◆ **Data records**
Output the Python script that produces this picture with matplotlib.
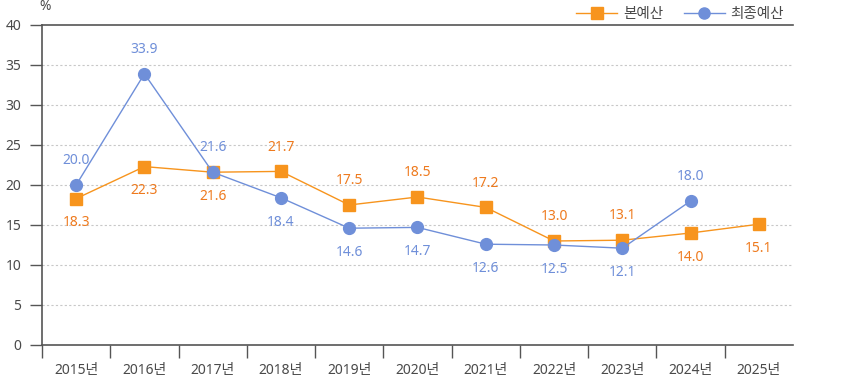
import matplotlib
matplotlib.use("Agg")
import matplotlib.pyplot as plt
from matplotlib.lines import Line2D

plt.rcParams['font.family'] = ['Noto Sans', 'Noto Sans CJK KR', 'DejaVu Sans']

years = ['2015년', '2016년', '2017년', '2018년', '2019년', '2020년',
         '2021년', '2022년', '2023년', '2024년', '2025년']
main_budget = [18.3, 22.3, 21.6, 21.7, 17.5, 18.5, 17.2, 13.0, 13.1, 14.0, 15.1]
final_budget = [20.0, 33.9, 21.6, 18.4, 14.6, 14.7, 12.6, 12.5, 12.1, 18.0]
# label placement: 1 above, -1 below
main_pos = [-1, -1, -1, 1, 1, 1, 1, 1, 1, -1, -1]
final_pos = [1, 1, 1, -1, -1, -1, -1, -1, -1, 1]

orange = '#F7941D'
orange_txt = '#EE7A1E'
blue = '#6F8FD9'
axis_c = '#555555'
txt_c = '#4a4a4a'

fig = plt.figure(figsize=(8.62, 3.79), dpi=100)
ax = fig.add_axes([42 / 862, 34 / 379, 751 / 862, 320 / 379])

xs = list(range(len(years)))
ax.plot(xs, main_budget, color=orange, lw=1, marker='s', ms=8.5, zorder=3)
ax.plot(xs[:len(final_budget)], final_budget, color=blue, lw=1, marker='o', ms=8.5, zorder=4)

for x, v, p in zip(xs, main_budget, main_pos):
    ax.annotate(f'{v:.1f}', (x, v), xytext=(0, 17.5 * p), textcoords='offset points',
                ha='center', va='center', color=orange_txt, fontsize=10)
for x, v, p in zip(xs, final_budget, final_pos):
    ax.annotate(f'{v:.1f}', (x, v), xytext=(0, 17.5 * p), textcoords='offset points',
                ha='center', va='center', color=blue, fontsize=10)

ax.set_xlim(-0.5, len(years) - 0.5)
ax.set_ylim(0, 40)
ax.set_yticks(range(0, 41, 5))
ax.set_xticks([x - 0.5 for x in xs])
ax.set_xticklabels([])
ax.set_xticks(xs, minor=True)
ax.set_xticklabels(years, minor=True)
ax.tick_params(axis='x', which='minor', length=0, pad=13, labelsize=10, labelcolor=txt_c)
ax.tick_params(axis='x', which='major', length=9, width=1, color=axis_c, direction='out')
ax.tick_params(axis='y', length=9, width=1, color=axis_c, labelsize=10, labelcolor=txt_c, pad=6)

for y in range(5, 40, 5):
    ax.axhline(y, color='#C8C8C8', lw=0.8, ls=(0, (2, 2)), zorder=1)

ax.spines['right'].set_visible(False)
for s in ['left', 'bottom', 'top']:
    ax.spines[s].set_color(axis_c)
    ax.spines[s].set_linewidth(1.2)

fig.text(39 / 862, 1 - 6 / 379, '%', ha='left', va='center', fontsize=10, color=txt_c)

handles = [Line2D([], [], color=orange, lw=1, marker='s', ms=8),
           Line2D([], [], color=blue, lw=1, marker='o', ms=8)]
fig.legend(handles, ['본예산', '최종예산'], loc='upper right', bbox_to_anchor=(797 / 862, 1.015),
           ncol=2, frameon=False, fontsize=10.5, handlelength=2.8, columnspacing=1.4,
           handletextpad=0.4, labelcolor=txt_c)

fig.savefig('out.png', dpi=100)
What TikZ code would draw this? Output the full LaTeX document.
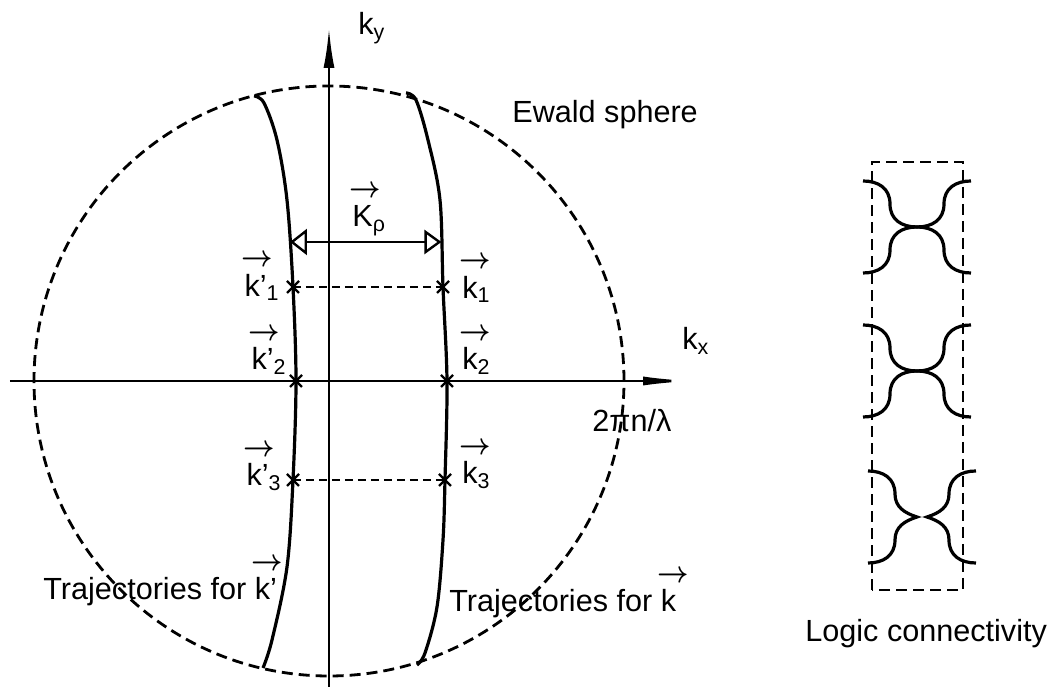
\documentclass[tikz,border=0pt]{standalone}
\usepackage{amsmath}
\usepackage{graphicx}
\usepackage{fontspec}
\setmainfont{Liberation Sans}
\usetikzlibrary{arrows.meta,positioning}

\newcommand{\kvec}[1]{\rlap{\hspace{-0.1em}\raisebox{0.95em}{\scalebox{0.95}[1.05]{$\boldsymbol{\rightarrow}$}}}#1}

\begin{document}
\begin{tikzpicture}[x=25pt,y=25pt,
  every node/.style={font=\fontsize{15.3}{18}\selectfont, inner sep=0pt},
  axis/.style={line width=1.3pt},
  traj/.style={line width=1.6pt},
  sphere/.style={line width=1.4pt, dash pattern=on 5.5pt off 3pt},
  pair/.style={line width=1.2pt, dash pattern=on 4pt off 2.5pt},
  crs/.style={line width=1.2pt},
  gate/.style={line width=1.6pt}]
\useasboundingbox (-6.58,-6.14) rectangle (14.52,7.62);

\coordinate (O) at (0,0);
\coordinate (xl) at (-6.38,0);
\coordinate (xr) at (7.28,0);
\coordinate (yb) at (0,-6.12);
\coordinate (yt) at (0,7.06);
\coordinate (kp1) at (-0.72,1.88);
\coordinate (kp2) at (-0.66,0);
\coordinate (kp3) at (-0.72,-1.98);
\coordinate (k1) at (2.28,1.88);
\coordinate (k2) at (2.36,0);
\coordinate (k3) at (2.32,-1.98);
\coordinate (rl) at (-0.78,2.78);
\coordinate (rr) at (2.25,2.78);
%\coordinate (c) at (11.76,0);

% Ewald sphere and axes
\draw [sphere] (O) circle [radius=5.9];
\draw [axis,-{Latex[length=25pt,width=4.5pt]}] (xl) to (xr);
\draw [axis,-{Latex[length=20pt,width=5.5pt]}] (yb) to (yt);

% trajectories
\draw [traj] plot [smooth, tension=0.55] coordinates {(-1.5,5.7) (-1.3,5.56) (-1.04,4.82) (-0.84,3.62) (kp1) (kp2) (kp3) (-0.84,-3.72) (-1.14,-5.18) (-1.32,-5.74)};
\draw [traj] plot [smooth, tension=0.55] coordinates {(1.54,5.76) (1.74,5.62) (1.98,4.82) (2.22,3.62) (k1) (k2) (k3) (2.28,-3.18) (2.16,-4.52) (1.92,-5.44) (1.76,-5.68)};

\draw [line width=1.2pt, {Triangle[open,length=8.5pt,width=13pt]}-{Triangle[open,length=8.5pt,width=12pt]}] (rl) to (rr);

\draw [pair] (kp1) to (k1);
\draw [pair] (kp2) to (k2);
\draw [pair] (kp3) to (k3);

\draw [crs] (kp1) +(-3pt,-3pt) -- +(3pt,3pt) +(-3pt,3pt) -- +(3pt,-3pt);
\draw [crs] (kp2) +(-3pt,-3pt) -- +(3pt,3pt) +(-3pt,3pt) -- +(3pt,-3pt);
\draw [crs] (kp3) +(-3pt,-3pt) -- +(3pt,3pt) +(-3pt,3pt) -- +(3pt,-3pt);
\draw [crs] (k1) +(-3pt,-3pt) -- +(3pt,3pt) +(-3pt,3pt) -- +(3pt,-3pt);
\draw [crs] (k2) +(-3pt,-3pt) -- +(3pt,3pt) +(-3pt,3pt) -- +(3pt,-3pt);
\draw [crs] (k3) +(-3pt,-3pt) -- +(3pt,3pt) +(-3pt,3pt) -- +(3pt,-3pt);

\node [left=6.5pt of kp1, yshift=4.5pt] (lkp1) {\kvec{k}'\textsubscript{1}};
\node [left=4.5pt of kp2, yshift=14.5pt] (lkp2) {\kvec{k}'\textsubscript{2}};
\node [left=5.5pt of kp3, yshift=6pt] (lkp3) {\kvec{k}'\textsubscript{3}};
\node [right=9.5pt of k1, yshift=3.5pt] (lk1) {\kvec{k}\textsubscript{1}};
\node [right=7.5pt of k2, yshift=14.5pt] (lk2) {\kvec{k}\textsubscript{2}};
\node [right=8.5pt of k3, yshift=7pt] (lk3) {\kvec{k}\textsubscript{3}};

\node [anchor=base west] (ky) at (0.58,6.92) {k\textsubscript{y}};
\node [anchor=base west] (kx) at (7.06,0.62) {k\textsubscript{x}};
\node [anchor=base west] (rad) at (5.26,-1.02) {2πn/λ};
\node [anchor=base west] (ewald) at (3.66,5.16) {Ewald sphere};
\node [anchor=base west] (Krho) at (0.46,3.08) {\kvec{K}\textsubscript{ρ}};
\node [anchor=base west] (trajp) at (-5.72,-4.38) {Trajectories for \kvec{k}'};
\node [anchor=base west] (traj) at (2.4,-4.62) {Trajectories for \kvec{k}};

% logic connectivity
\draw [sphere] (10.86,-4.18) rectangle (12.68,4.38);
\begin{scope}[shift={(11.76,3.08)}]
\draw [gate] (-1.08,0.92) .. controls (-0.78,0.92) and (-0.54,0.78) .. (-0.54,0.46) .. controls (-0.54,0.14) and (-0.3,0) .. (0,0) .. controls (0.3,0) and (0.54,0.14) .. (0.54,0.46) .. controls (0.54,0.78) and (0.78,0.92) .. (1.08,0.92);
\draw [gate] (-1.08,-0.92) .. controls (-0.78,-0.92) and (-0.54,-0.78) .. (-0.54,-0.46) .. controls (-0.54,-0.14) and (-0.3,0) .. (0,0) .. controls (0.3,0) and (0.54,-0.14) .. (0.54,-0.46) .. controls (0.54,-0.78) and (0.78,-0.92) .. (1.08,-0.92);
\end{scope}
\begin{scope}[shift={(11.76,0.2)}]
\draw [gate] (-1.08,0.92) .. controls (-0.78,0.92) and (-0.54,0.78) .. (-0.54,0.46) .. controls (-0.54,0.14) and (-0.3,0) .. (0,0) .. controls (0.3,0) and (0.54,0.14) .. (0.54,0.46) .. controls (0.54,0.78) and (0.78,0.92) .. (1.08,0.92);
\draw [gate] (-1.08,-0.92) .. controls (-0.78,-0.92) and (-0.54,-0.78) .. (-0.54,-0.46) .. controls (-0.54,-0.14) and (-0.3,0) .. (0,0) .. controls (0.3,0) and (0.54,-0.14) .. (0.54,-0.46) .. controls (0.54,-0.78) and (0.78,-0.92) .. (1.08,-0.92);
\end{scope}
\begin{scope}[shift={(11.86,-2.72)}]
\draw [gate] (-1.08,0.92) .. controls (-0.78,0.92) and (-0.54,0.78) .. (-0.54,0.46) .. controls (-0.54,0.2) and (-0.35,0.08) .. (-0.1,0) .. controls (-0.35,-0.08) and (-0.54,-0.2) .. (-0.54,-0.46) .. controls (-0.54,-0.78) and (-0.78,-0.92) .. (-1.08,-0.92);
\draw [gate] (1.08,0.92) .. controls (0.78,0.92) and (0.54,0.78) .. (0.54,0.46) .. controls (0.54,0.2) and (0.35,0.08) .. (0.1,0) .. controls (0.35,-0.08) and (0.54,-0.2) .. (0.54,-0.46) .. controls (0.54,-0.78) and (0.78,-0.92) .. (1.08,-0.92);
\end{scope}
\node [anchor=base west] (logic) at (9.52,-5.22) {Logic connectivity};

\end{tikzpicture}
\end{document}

◆ **Task details**
Skip the pictures and quote each line of the entries above, from the first through the line with "ax.spines[s].set_linewidth(1.2)", exactly as it appears.

◆ **Answer for the task**
Output the Python script that produces this picture with matplotlib.
import matplotlib
matplotlib.use("Agg")
import matplotlib.pyplot as plt
from matplotlib.lines import Line2D

plt.rcParams['font.family'] = ['Noto Sans', 'Noto Sans CJK KR', 'DejaVu Sans']

years = ['2015년', '2016년', '2017년', '2018년', '2019년', '2020년',
         '2021년', '2022년', '2023년', '2024년', '2025년']
main_budget = [18.3, 22.3, 21.6, 21.7, 17.5, 18.5, 17.2, 13.0, 13.1, 14.0, 15.1]
final_budget = [20.0, 33.9, 21.6, 18.4, 14.6, 14.7, 12.6, 12.5, 12.1, 18.0]
# label placement: 1 above, -1 below
main_pos = [-1, -1, -1, 1, 1, 1, 1, 1, 1, -1, -1]
final_pos = [1, 1, 1, -1, -1, -1, -1, -1, -1, 1]

orange = '#F7941D'
orange_txt = '#EE7A1E'
blue = '#6F8FD9'
axis_c = '#555555'
txt_c = '#4a4a4a'

fig = plt.figure(figsize=(8.62, 3.79), dpi=100)
ax = fig.add_axes([42 / 862, 34 / 379, 751 / 862, 320 / 379])

xs = list(range(len(years)))
ax.plot(xs, main_budget, color=orange, lw=1, marker='s', ms=8.5, zorder=3)
ax.plot(xs[:len(final_budget)], final_budget, color=blue, lw=1, marker='o', ms=8.5, zorder=4)

for x, v, p in zip(xs, main_budget, main_pos):
    ax.annotate(f'{v:.1f}', (x, v), xytext=(0, 17.5 * p), textcoords='offset points',
                ha='center', va='center', color=orange_txt, fontsize=10)
for x, v, p in zip(xs, final_budget, final_pos):
    ax.annotate(f'{v:.1f}', (x, v), xytext=(0, 17.5 * p), textcoords='offset points',
                ha='center', va='center', color=blue, fontsize=10)

ax.set_xlim(-0.5, len(years) - 0.5)
ax.set_ylim(0, 40)
ax.set_yticks(range(0, 41, 5))
ax.set_xticks([x - 0.5 for x in xs])
ax.set_xticklabels([])
ax.set_xticks(xs, minor=True)
ax.set_xticklabels(years, minor=True)
ax.tick_params(axis='x', which='minor', length=0, pad=13, labelsize=10, labelcolor=txt_c)
ax.tick_params(axis='x', which='major', length=9, width=1, color=axis_c, direction='out')
ax.tick_params(axis='y', length=9, width=1, color=axis_c, labelsize=10, labelcolor=txt_c, pad=6)

for y in range(5, 40, 5):
    ax.axhline(y, color='#C8C8C8', lw=0.8, ls=(0, (2, 2)), zorder=1)

ax.spines['right'].set_visible(False)
for s in ['left', 'bottom', 'top']:
    ax.spines[s].set_color(axis_c)
    ax.spines[s].set_linewidth(1.2)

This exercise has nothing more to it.